Страна с трудом привыкала к живой, сегодняшней истории, к историческому существованию. Каждый день, оказывается, что-то происходит, и это что-то влияет на твою жизнь, на твои мысли и твои предпочтения. И дело не в том, что влияет, а дело в том, что каждый день. Вот это перенести было трудно, невозможно привыкнуть, что ежедневно нужно делать выбор и складывать отношение. Новое - к новому. Или новое - к старому, но почти никогда - старое к чему-либо. Это тяжело, как собирать камни в подол на берегу моря: нашел, выкидываешь старый и на его место кладешь новый, потом находишь еще краше камень, потом еще находишь... Тяжело.

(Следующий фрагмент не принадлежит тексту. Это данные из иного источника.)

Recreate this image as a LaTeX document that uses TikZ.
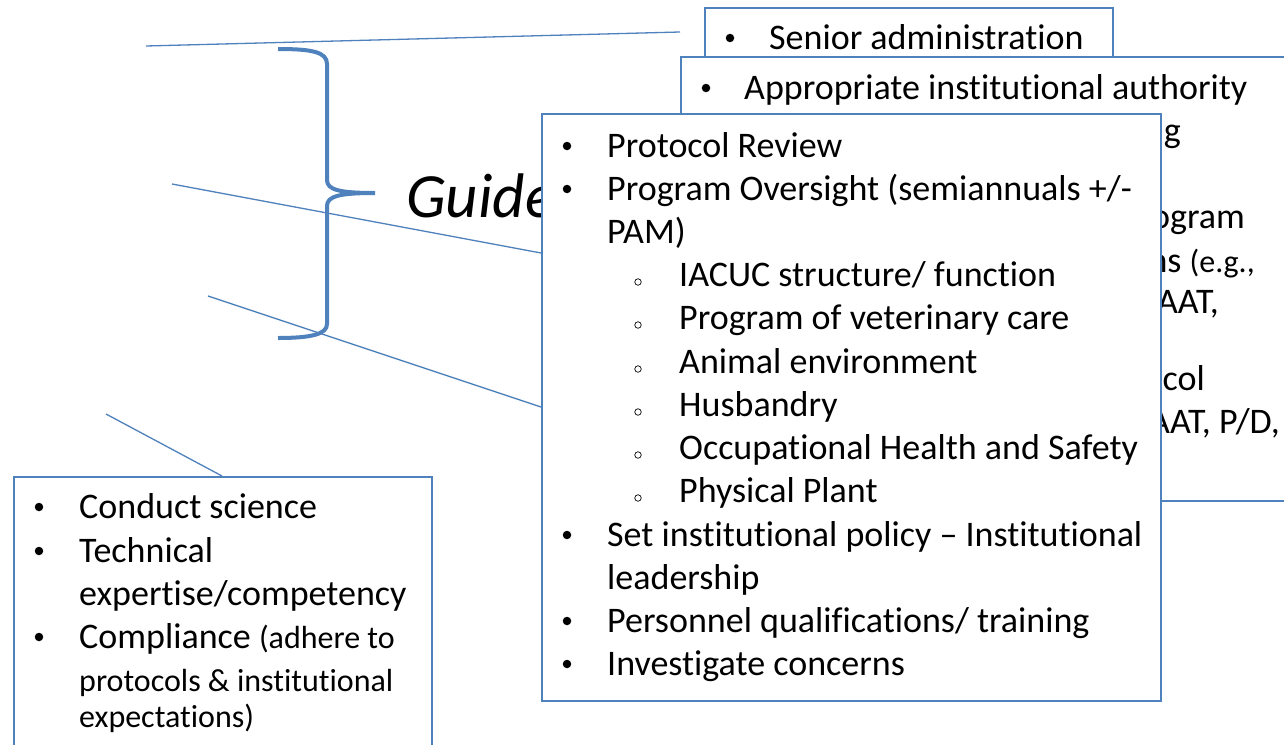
\documentclass[tikz,border=0pt]{standalone}
\usepackage{fontspec}
\setmainfont{Carlito}[Ligatures={TeX,NoCommon}]
\usepackage{tikz}
\usetikzlibrary{positioning,backgrounds}

\definecolor{offblue}{RGB}{79,129,189}

\tikzset{
  box/.style={draw=offblue, line width=1.5pt, fill=white, anchor=north west, inner sep=0pt},
  link/.style={draw=offblue, line width=1.3pt},
  dot/.style={circle, fill=black, inner sep=0pt, minimum size=8.5pt},
  ring/.style={circle, draw=black, line width=0.7pt, inner sep=0pt, minimum size=6.5pt},
  txt/.style={anchor=base west, inner sep=0pt, font=\fontsize{36}{42}\selectfont},
  smalltxt/.style={anchor=base west, inner sep=0pt, font=\fontsize{32}{38}\selectfont},
  frag/.style={anchor=base east, inner sep=0pt, font=\fontsize{36}{42}\selectfont},
}
\newcommand{\smallpart}{\fontsize{32}{38}\selectfont}

\begin{document}
\begin{tikzpicture}[x=1pt, y=-1pt]
\clip (0,0) rectangle (1284,744);

% Boxes, back to front
\node[box, minimum width=408pt, minimum height=60pt] (boxA) at (704,7) {};
\node[dot] (a0) at (730,38) {};
\node[txt] (a1) at (769,49) {Senior administration};

\node[box, minimum width=620pt, minimum height=444pt] (boxB) at (680,56) {};
\node[dot] (b0) at (706,88) {};
\node[txt] (b1) at (744,99) {Appropriate institutional authority};
% what is left of box B beside the front box
\node[frag] (bf1) at (1181,142) {g};
\node[frag] (bf2) at (1245,228) {ogram};
\node[frag] (bf3) at (1255,272) {ns {\smallpart (e.g.,}};
\node[frag] (bf4) at (1219,313) {AAT,};
\node[frag] (bf5) at (1205,390) {col};
\node[frag] (bf6) at (1280,433) {AAT, P/D,};

\node[box, minimum width=619pt, minimum height=587pt] (boxC) at (541,113) {};
\foreach \n/\y/\t in {1/157/Protocol Review, 2/200/{Program Oversight (semiannuals +/-},
    3/546/{Set institutional policy -- Institutional}, 4/632/{Personnel qualifications/ training},
    5/675/Investigate concerns} {
  \node[dot] (cb\n) at (567,\y-11) {};
  \node[txt] (ct\n) at (607,\y) {\t};
}
\node[txt] (ct2b) at (607,243) {PAM)};
\node[txt] (ct3b) at (607,589) {leadership};
% sub items of program oversight
\foreach \n/\y/\t in {1/286/{IACUC structure/ function}, 2/329/Program of veterinary care,
    3/373/Animal environment, 4/416/Husbandry, 5/459/Occupational Health and Safety,
    6/502/Physical Plant} {
  \node[ring] (cr\n) at (638,\y-4) {};
  \node[txt] (cs\n) at (679,\y) {\t};
}

\node[box, minimum width=418pt, minimum height=290pt] (boxD) at (13,476) {};
\foreach \n/\y in {1/518, 2/562, 3/648}
  \node[dot] (db\n) at (39,\y-11) {};
\node[txt] (dt1) at (79,518) {Conduct science};
\node[txt] (dt2) at (79,562) {Technical};
\node[txt] (dt3) at (79,605) {expertise/competency};
\node[txt] (dt4) at (79,648) {Compliance {\smallpart (adhere to}};
\node[smalltxt] (dt5) at (79,691) {protocols \& institutional};
\node[smalltxt] (dt6) at (79,727) {expectations)};

% brace, title and connectors sit behind the boxes
\begin{scope}[on background layer]
  \fill[white] (0,0) rectangle (1284,744);
  \node[anchor=base west, inner sep=0pt, font=\fontsize{63}{70}\selectfont\itshape] (guide) at (406,217) {Guide};
  \draw[offblue, line width=4pt] (278,49) .. controls (312,49) and (327,52) .. (327,64)
    -- (327,180) .. controls (327,190) and (340,193) .. (375,193)
    .. controls (340,193) and (327,196) .. (327,206)
    -- (327,324) .. controls (327,334) and (312,338) .. (278,338);
  \coordinate (l1) at (146,46);
  \coordinate (l2) at (172,184);
  \coordinate (l3) at (208,296);
  \coordinate (l4) at (106,414);
  \draw[link] (l1) -- (boxB.west |- 0,32);
  \draw[link] (l2) -- (boxC.west |- 0,253);
  \draw[link] (l3) -- (boxC.west |- 0,407);
  \draw[link] (l4) -- (boxD.north -| 222,0);
\end{scope}
\end{tikzpicture}
\end{document}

Тогда же я своими глазами наблюдал историческое зрелище: “смерть суббот¬ника”. Субботники еще объявлялись, но на них ходило все меньше и меньше народу. Но дело не в этом постепенном затухании, а в том, что я однажды видел последний суб¬ботник. Вот с утра субботник еще был жив, а после обеда субботник как общественное явление перестал существовать.
Я шел мимо 21 школы, и приметил, как вдоль школы идут человек 12 мужиков, трое в костюмах и галстуках, остальные в промасленных комбинезонах и спецовках. Неспешно подойдя к яме, вырытой последи тротуара, не говоря друг другу ни слова, мужики разбились на группки и лениво закурили. Один из них, который в костюмчике, также не говоря ни слова, спрыгнул в яму и начал копать. Я заинтересованно остановился в стороне. Покопав минуты три, мужик вылез из ямы, отряхнул костюм, и сказал: “Всё”. Докуривая сигаретки, вся компания также неспешно развернулась и пошла назад.
После этого дня субботники через газеты не объявлялись, и газетами и телевидением не освещались.